▸ **EXERCISE PROMPT**: Report all lines from the entries below in which "this" appears.

▸ **DATASET EXTRACT**:
-.-.-
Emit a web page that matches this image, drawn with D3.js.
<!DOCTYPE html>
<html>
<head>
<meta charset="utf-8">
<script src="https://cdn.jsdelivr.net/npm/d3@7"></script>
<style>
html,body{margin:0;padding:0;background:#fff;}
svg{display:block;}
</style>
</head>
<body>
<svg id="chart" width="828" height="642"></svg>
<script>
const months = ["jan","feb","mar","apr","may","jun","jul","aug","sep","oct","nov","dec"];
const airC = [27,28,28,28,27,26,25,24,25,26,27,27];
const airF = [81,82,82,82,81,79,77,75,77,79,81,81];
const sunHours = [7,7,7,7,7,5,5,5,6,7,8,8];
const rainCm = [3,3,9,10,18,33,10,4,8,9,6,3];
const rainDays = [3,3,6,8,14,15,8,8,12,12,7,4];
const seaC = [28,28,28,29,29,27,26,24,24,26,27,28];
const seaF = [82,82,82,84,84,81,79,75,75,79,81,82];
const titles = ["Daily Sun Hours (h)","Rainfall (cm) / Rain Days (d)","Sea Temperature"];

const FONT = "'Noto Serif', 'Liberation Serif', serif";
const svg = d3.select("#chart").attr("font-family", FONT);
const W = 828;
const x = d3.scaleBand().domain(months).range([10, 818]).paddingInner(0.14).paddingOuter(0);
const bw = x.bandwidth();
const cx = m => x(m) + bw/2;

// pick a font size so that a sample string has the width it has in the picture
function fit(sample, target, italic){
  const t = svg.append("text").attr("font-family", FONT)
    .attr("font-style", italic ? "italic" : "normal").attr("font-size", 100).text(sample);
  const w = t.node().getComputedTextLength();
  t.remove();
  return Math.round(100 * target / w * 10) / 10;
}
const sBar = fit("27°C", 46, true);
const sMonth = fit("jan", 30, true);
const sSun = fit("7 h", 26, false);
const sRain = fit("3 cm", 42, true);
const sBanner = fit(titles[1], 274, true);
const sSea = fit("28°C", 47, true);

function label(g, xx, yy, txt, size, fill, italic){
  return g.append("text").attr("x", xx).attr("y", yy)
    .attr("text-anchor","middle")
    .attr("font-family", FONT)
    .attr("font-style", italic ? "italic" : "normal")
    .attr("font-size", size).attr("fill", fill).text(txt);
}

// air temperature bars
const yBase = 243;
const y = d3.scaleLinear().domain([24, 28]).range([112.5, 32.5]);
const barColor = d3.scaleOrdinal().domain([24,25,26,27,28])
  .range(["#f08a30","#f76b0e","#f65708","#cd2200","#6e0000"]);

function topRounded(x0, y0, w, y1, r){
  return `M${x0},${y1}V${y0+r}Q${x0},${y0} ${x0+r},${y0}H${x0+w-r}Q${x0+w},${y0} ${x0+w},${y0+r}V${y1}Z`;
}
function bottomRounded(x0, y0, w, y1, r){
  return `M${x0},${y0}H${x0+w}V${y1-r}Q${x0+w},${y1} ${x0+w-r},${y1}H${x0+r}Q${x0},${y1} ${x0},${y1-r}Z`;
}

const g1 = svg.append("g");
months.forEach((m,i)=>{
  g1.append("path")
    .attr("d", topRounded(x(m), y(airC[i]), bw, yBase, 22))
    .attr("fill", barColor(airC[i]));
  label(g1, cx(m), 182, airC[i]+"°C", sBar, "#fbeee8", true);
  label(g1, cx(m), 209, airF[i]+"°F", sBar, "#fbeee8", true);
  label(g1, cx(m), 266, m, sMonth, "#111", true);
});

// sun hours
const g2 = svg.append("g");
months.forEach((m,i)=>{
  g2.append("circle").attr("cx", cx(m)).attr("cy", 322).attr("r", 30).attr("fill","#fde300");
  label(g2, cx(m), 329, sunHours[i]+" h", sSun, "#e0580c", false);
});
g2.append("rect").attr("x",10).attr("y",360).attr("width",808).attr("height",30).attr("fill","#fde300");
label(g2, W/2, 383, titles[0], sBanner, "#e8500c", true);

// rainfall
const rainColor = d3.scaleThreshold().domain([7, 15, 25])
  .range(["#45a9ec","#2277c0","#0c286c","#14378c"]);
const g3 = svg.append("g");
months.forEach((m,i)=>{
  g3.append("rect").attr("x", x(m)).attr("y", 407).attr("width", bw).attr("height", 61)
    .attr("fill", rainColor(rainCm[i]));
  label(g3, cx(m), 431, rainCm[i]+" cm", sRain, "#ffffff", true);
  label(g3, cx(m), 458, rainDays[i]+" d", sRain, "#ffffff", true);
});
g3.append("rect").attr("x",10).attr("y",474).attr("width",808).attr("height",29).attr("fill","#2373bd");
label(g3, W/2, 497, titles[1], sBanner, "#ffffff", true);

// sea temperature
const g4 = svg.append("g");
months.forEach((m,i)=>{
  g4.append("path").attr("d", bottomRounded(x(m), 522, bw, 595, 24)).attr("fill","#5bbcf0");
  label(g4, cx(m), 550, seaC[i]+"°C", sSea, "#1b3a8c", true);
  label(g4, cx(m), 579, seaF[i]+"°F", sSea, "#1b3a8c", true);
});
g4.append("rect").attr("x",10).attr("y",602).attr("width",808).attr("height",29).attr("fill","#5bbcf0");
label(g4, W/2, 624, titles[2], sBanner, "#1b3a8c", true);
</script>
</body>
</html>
-.-.-
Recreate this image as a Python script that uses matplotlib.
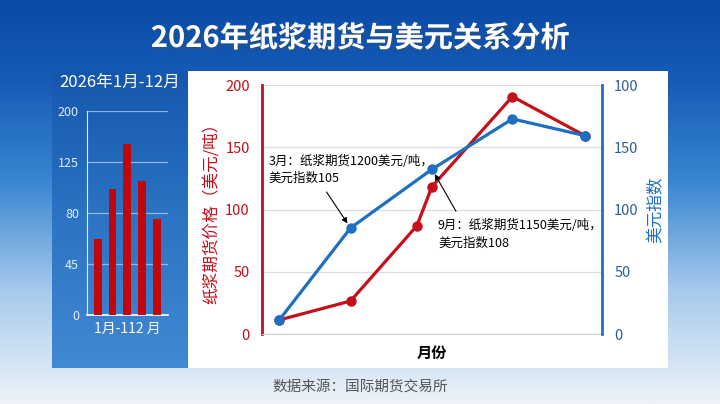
-.-.-
▸ **THE RESULT**:
Emit a web page that matches this image, drawn with D3.js.
Recreate this image as a Python script that uses matplotlib.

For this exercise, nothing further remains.